ASM is accredited by:
- The International Baccalaureate Organization
- The Spanish Ministry of Education
- The Middle States Association of Schools and Colleges
They are affiliated with:
- the European Council of International Schools (ECIS)
- the National Association of Independent Schools (NAIS)
- the Mediterranean Association of International Schools (MAIS).

== Demographics ==

ASM is made up of 36% U.S. citizens, 27% Spanish citizens, and 37% international students from more than 50 countries.

In the 2021-2022 school year, average enrollment was 1030.

== Faculty ==

In the 2020-2021 school year, there were 193 faculty members.

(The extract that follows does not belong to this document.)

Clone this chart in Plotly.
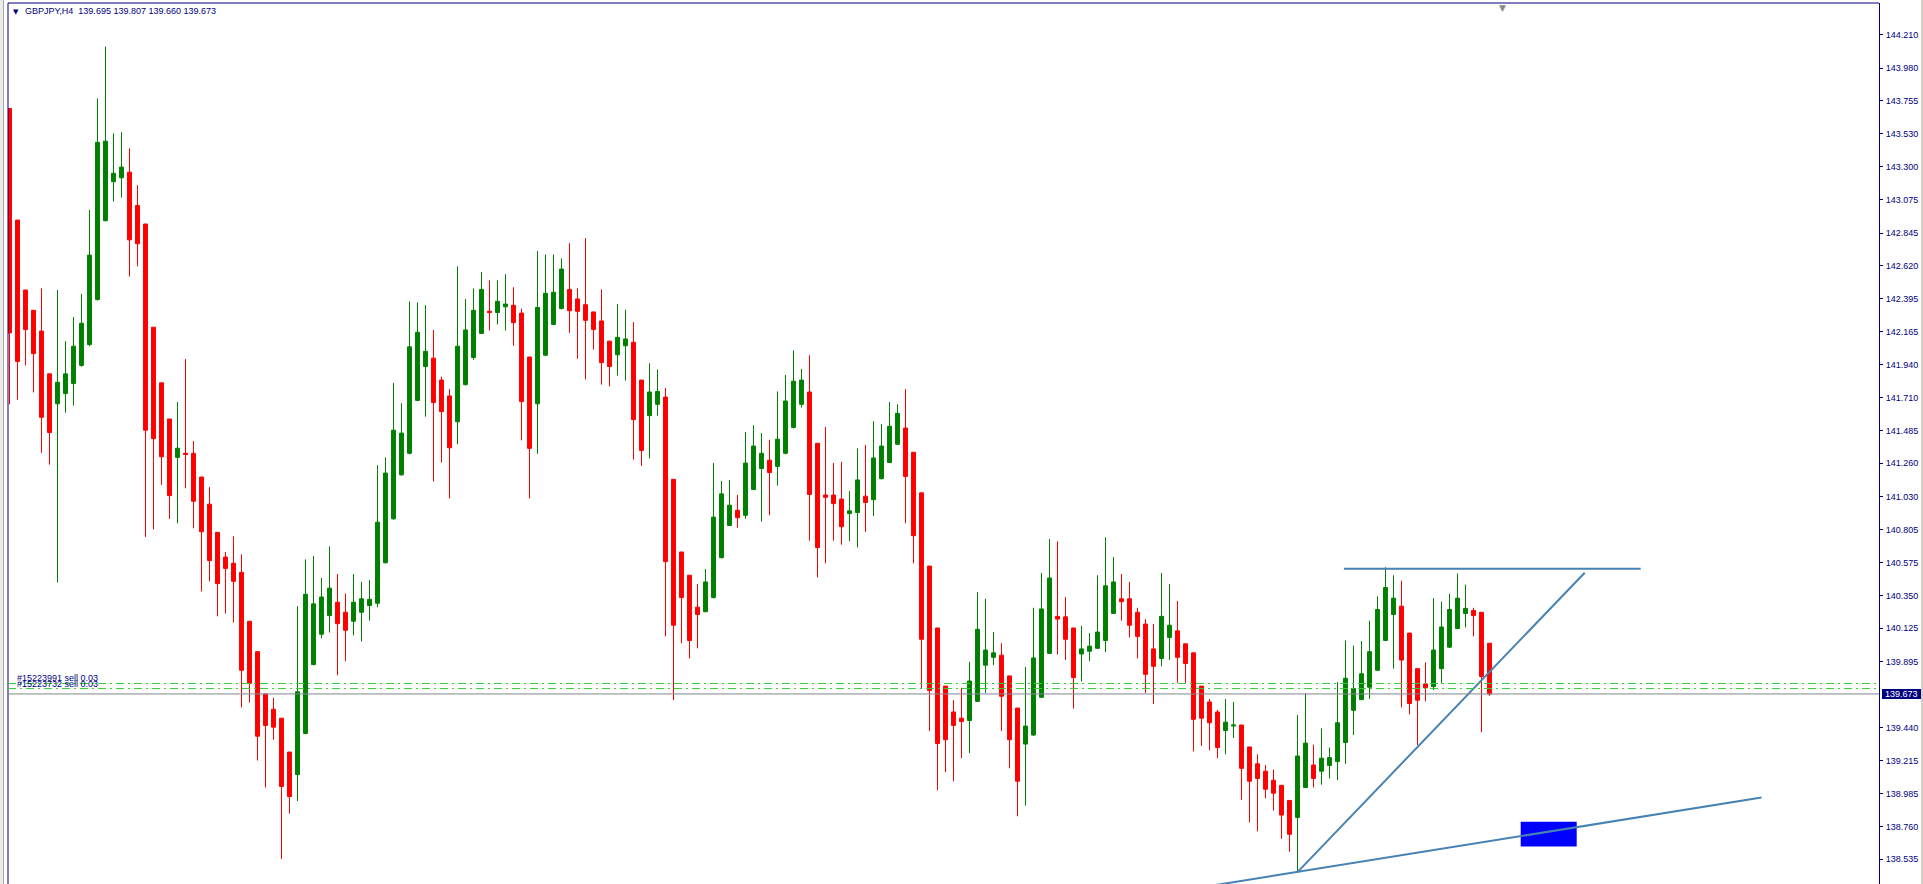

Among the staff are several technology coordinators and assistants, guidance counselors for each school, librarians, nurses, maintenance staff and administrators, including the Heads of Admissions, Development, and Communications.

== Student activities ==

ASM offers the following extracurricular activities:
- Art Club
- Arts and crafts
- Ceramics
- Computer Art and Graphics
- Drama for Middle School and for Upper School
- Photography
- Computer Programming
- Science Club
- Study Skills
- Computer Club
- Creative Correspondence
- Games for Fun: Scrabble, Juggling
- Music Theatre
- Journalism Club
- Theater Stage Design
- Scouting
- Global Citizens Club

== Athletics ==

ASM has 2 outdoor tennis courts, 2 basketball courts, 2 turf soccer fields, a baseball diamond, and 2 gymnasiums.

- Tennis
- Soccer
- Volleyball
- Basketball
- Golf
- Ballet
- Tap
- Modern Jazz
- Baseball

==Notable alumni==
- Francisco de Borbón von Hardenberg, Spanish aristocrat and businessman
- Lincoln Díaz-Balart, former Republican congressman from Florida.